Terahertz Instrumentation Lab

In the terahertz lab in the School of Earth and Space Exploration at ASU, we specialize in the design, construction and deployment of THz and similar frequency electronics for astrophysics and other remote sensing applications.

Interplanetary Laboratory

The Interplanetary Initiative is a university-wide center, building the future of humans in space. The Laboratory is a Space Maker Space that supports related projects from art projects to small satellites. The six thousand square foot facility in Sun Devil Hall on the Tempe campus includes co-work, electronics, fabrication, and environments test facilities. Test capabilities include vibration, thermal vacuum, clean assembly, attitude control, and operations. The lab is operated by a staff of ASU students and additional support from staff engineers is also available. Lab membership is open to all ASU students and faculty after training. Membership is open to commercial and non-governmental partners for a small fee.  Support for projects is available with application to the Initiative. For more details visit the website and send inquiries to iilab@asu.edu.

Telescopes, Instruments, and Other Observational Facilities

The school's researchers have access to a broad suite of world-class telescopes and instruments through the Arizona telescope system, along with access to national ground- and space-based facilities. The Arizona telescope system provides access to the 11 meter equivalent Large Binocular Telescope on Mt. Graham, the 6.5 meter MMT on Mt. Hopkins, the 2.2 meter Bok telescope on Kitt Peak (all in Arizona), and the twin 6.5 meter Magellan telescopes at Las Campanas Observatories in Chile, along with several smaller telescopes.
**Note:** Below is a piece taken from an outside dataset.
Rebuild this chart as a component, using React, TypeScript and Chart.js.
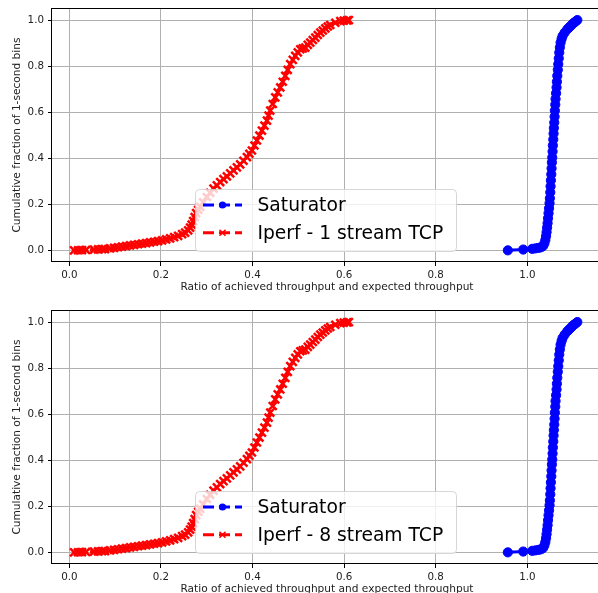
import React, { useEffect, useRef } from 'react';
import { Chart, registerables } from 'chart.js';

Chart.register(...registerables);

// ---------- data ----------
const xTickValues = [0, 0.2, 0.4, 0.6, 0.8, 1.0];
const yTickValues = [0, 0.2, 0.4, 0.6, 0.8, 1.0];

const xTitle = 'Ratio of achieved throughput and expected throughput';
const yTitle = 'Cumulative fraction of 1-second bins';
const saturatorLabel = 'Saturator';
const iperfTopLabel = 'Iperf - 1 stream TCP';
const iperfBottomLabel = 'Iperf - 8 stream TCP';

const iperf1X = [0.0103, 0.0190, 0.0278, 0.0365, 0.0540, 0.0627, 0.0715, 0.0780, 0.0890, 0.0977, 0.1064, 0.1152, 0.1239, 0.1327, 0.1414, 0.1502, 0.1589, 0.1677, 0.1764, 0.1851, 0.1939, 0.2026, 0.2114, 0.2201, 0.2289, 0.2376, 0.2463, 0.2529, 0.2595, 0.2638, 0.2671, 0.2704, 0.2737, 0.2769, 0.2813, 0.2857, 0.2922, 0.3003, 0.3075, 0.3148, 0.3222, 0.3294, 0.3366, 0.3440, 0.3513, 0.3585, 0.3659, 0.3731, 0.3803, 0.3878, 0.3932, 0.3987, 0.4042, 0.4096, 0.4151, 0.4206, 0.4260, 0.4315, 0.4350, 0.4387, 0.4442, 0.4496, 0.4551, 0.4606, 0.4660, 0.4715, 0.4769, 0.4824, 0.4879, 0.4933, 0.4988, 0.5043, 0.5097, 0.5152, 0.5207, 0.5261, 0.5316, 0.5371, 0.5425, 0.5480, 0.5534, 0.5589, 0.5644, 0.5698, 0.5808, 0.5917, 0.5993, 0.6063, 0.6103];
const iperf1Y = [0, 0.0004, 0.0013, 0.0017, 0.0035, 0.0043, 0.0052, 0.0056, 0.0086, 0.0108, 0.0134, 0.0160, 0.0186, 0.0216, 0.0238, 0.0264, 0.0290, 0.0316, 0.0346, 0.0372, 0.0402, 0.0432, 0.0476, 0.0523, 0.0575, 0.0631, 0.0705, 0.0770, 0.0865, 0.0986, 0.1115, 0.1267, 0.1440, 0.1613, 0.1764, 0.1885, 0.2088, 0.2317, 0.2499, 0.2681, 0.2823, 0.2966, 0.3091, 0.3212, 0.3342, 0.3472, 0.3601, 0.3731, 0.3891, 0.4047, 0.4194, 0.4336, 0.4553, 0.4769, 0.4985, 0.5201, 0.5417, 0.5634, 0.5850, 0.6066, 0.6355, 0.6641, 0.6857, 0.7073, 0.7320, 0.7579, 0.7838, 0.8085, 0.8271, 0.8444, 0.8595, 0.8733, 0.8768, 0.8803, 0.8919, 0.9019, 0.9135, 0.9235, 0.9352, 0.9451, 0.9546, 0.9641, 0.9719, 0.9784, 0.9883, 0.9957, 0.9974, 0.9987, 1.0];

const saturatorX = [0.9574, 0.9910, 1.0107, 1.0179, 1.0245, 1.0299, 1.0343, 1.0372, 1.0393, 1.0409, 1.0420, 1.0431, 1.0442, 1.0452, 1.0463, 1.0474, 1.0485, 1.0492, 1.0501, 1.0507, 1.0514, 1.0523, 1.0529, 1.0536, 1.0544, 1.0551, 1.0557, 1.0566, 1.0573, 1.0579, 1.0588, 1.0595, 1.0601, 1.0610, 1.0616, 1.0627, 1.0638, 1.0645, 1.0654, 1.0665, 1.0675, 1.0686, 1.0697, 1.0710, 1.0726, 1.0748, 1.0769, 1.0813, 1.0872, 1.0907, 1.0944, 1.0981, 1.1016, 1.1054, 1.1091];
const saturatorY = [0, 0.0035, 0.0065, 0.0086, 0.0108, 0.0134, 0.0186, 0.0294, 0.0445, 0.0618, 0.0791, 0.0986, 0.1180, 0.1396, 0.1613, 0.1829, 0.2045, 0.2261, 0.2520, 0.2780, 0.3039, 0.3299, 0.3558, 0.3817, 0.4034, 0.4293, 0.4553, 0.4812, 0.5071, 0.5309, 0.5547, 0.5806, 0.6066, 0.6325, 0.6572, 0.6822, 0.7073, 0.7320, 0.7579, 0.7838, 0.8085, 0.8336, 0.8586, 0.8811, 0.9019, 0.9179, 0.9308, 0.9451, 0.9598, 0.9667, 0.9741, 0.9814, 0.9883, 0.9935, 1.0];

// The lower panel's curves read the same as the upper panel's.
const iperf8X = iperf1X;
const iperf8Y = iperf1Y;
const saturator2X = saturatorX;
const saturator2Y = saturatorY;

// ---------- styling ----------
const FONT = '"DejaVu Sans", "Liberation Sans", sans-serif';
const BLUE = '#0000ff';
const RED = '#ff0000';

const zip = (xs: number[], ys: number[]) =>
  xs.slice(0, Math.min(xs.length, ys.length)).map((x, i) => ({ x, y: ys[i] }));

function framePlugin(entries: { label: string; color: string; marker: 'circle' | 'x' }[]) {
  return {
    id: 'frameAndLegend',
    afterDatasetsDraw(chart: any) {
      const { ctx, chartArea: a } = chart;
      ctx.save();
      // axes box (spines)
      ctx.strokeStyle = '#000';
      ctx.lineWidth = 1;
      ctx.setLineDash([]);
      const l = Math.round(a.left) - 0.5;
      const t = Math.round(a.top) + 0.5;
      const r = Math.round(a.right) - 0.5;
      const b = Math.round(a.bottom) - 0.5;
      ctx.strokeRect(l, t, r - l, b - t);

      // legend box
      const bx = 195.5, by = 189.5, bw = 261, bh = 62, rad = 4;
      ctx.beginPath();
      ctx.moveTo(bx + rad, by);
      ctx.lineTo(bx + bw - rad, by);
      ctx.quadraticCurveTo(bx + bw, by, bx + bw, by + rad);
      ctx.lineTo(bx + bw, by + bh - rad);
      ctx.quadraticCurveTo(bx + bw, by + bh, bx + bw - rad, by + bh);
      ctx.lineTo(bx + rad, by + bh);
      ctx.quadraticCurveTo(bx, by + bh, bx, by + bh - rad);
      ctx.lineTo(bx, by + rad);
      ctx.quadraticCurveTo(bx, by, bx + rad, by);
      ctx.closePath();
      ctx.fillStyle = 'rgba(255,255,255,0.8)';
      ctx.fill();
      ctx.strokeStyle = 'rgba(204,204,204,0.8)';
      ctx.lineWidth = 1;
      ctx.stroke();

      entries.forEach((e, i) => {
        const y = 205 + i * 27.7;
        ctx.strokeStyle = e.color;
        ctx.lineWidth = 3;
        ctx.setLineDash([11, 5]);
        ctx.beginPath();
        ctx.moveTo(203, y);
        ctx.lineTo(242, y);
        ctx.stroke();
        ctx.setLineDash([]);
        const mx = 222.5;
        if (e.marker === 'circle') {
          ctx.fillStyle = e.color;
          ctx.beginPath();
          ctx.arc(mx, y, 3.6, 0, Math.PI * 2);
          ctx.fill();
        } else {
          ctx.lineWidth = 1.5;
          ctx.beginPath();
          ctx.moveTo(mx - 3, y - 3);
          ctx.lineTo(mx + 3, y + 3);
          ctx.moveTo(mx - 3, y + 3);
          ctx.lineTo(mx + 3, y - 3);
          ctx.stroke();
        }
        ctx.fillStyle = '#000';
        ctx.font = `18.7px ${FONT}`;
        ctx.textBaseline = 'middle';
        ctx.textAlign = 'left';
        ctx.fillText(e.label, 257.5, y + 1);
      });
      ctx.restore();
    },
  };
}

function makeConfig(sx: number[], sy: number[], ix: number[], iy: number[], iperfLabel: string): any {
  return {
    type: 'line',
    data: {
      datasets: [
        {
          label: saturatorLabel,
          data: zip(sx, sy),
          borderColor: BLUE,
          backgroundColor: BLUE,
          borderWidth: 3,
          borderDash: [11, 5],
          pointStyle: 'circle',
          pointRadius: 4.6,
          pointBackgroundColor: BLUE,
          pointBorderColor: BLUE,
          pointBorderWidth: 1,
          tension: 0,
          fill: false,
        },
        {
          label: iperfLabel,
          data: zip(ix, iy),
          borderColor: RED,
          backgroundColor: RED,
          borderWidth: 3,
          borderDash: [11, 5],
          pointStyle: 'crossRot',
          pointRadius: 5.6,
          pointBackgroundColor: RED,
          pointBorderColor: RED,
          pointBorderWidth: 2.5,
          tension: 0,
          fill: false,
        },
      ],
    },
    options: {
      animation: false,
      responsive: false,
      devicePixelRatio: 1,
      events: [],
      layout: { padding: { top: 7, left: 0, right: 10, bottom: 0 } },
      plugins: { legend: { display: false }, tooltip: { enabled: false } },
      scales: {
        x: {
          type: 'linear',
          min: -0.0378,
          max: 1.163,
          afterBuildTicks: (s: any) => {
            s.ticks = xTickValues.map((v) => ({ value: v }));
          },
          afterFit: (s: any) => {
            s.height = 38;
            s.paddingLeft = 0;
            s.paddingRight = 0;
          },
          border: { display: false },
          grid: { color: '#b0b0b0', lineWidth: 1, tickColor: '#000', tickLength: 4, drawTicks: true },
          ticks: {
            color: '#222',
            font: { family: FONT, size: 10.3 },
            padding: 3,
            maxRotation: 0,
            autoSkip: false,
            callback: (v: any) => Number(v).toFixed(1),
          },
          title: {
            display: true,
            text: xTitle,
            color: '#222',
            font: { family: FONT, size: 10.6 },
            padding: { top: 0, bottom: 6 },
          },
        },
        y: {
          type: 'linear',
          min: -0.0506,
          max: 1.0519,
          afterBuildTicks: (s: any) => {
            s.ticks = yTickValues.map((v) => ({ value: v }));
          },
          afterFit: (s: any) => {
            s.width = 52;
            s.paddingTop = 0;
            s.paddingBottom = 0;
          },
          border: { display: false },
          grid: { color: '#b0b0b0', lineWidth: 1, tickColor: '#000', tickLength: 4, drawTicks: true },
          ticks: {
            color: '#222',
            font: { family: FONT, size: 10.3 },
            padding: 4,
            autoSkip: false,
            callback: (v: any) => Number(v).toFixed(1),
          },
          title: {
            display: true,
            text: yTitle,
            color: '#222',
            font: { family: FONT, size: 10.6 },
            padding: { top: 11, bottom: 0 },
          },
        },
      },
    },
    plugins: [
      framePlugin([
        { label: saturatorLabel, color: BLUE, marker: 'circle' },
        { label: iperfLabel, color: RED, marker: 'x' },
      ]),
    ],
  };
}

function Panel({ top, cfg }: { top: number; cfg: () => any }) {
  const ref = useRef<HTMLCanvasElement | null>(null);
  useEffect(() => {
    if (!ref.current) return;
    const chart = new Chart(ref.current, cfg());
    return () => chart.destroy();
  }, []);
  return (
    <canvas
      ref={ref}
      width={612}
      height={300}
      style={{ position: 'absolute', left: 0, top, width: 612, height: 300 }}
    />
  );
}

export default function App() {
  return (
    <div
      style={{
        position: 'absolute',
        left: 0,
        top: 0,
        width: 598,
        height: 593,
        overflow: 'hidden',
        background: '#fff',
      }}
    >
      <Panel top={0} cfg={() => makeConfig(saturatorX, saturatorY, iperf1X, iperf1Y, iperfTopLabel)} />
      <Panel top={302} cfg={() => makeConfig(saturator2X, saturator2Y, iperf8X, iperf8Y, iperfBottomLabel)} />
    </div>
  );
}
Time on these facilities is allocated through a single unified process for all three of Arizona's state-supported universities (ASU, U of A, and NAU). ASU is also a partner in the Giant Magellan Telescope project, under construction at Las Campanas in Chile.

These facilities have a large suite of state-of-the-art instruments, providing both imaging and spectroscopy at both optical and near-infrared wavelengths. Adaptive optics and interferometry are under active development for the MMT and the LBT, and will allow high angular resolution astronomy from Arizona mountaintops in the near future. School of Earth and Space Exploration researchers can also apply for time on Arizona radio telescopes, notably including the 12 meter diameter millimeter-wave dish on Kitt Peak, and the 10 meter Heinrich Hertz Submillimeter Observatory on Mt. Graham.

Computational and Theoretical Resources

In-house high-performance computing — anchored with the 5,000 core, 10TB RAM Saguaro cluster in which the school owns 25 percent — places our researchers at the forefront of numerical astrophysics. The school's scientists use the Saguaro cluster for numerical simulations with a variety of tools, including smooth particle hydrodynamics (the SNSPH and GADGET-2 codes) and adaptive mesh refinement hydrodynamics (the FLASH and PROMPI codes). These resources and tools allow us to study the formation and evolution of objects on scales ranging from 100 Mpc or more (a region larger than the local universe) to an individual neutron star (about the size of Tempe).

Laboratory and Instrument Development Resources

The Laboratory for Astronomical and Space Instrumentation (LASI) offers access to clean room space (class 1000K, 100K, and 10K, with over 3000 square feet per class). It also provides a fully functional optical testbed for QE, linearity and cosmetic testing of detectors over wavelengths from the mid-UV to the near-IR as well as hardware assembly and associated electronics integration. Proximity to the ASU Machine Shop (which has produced space-qualified hardware for Mars missions) offers quick custom machining and integration of pieces in instrument assembly.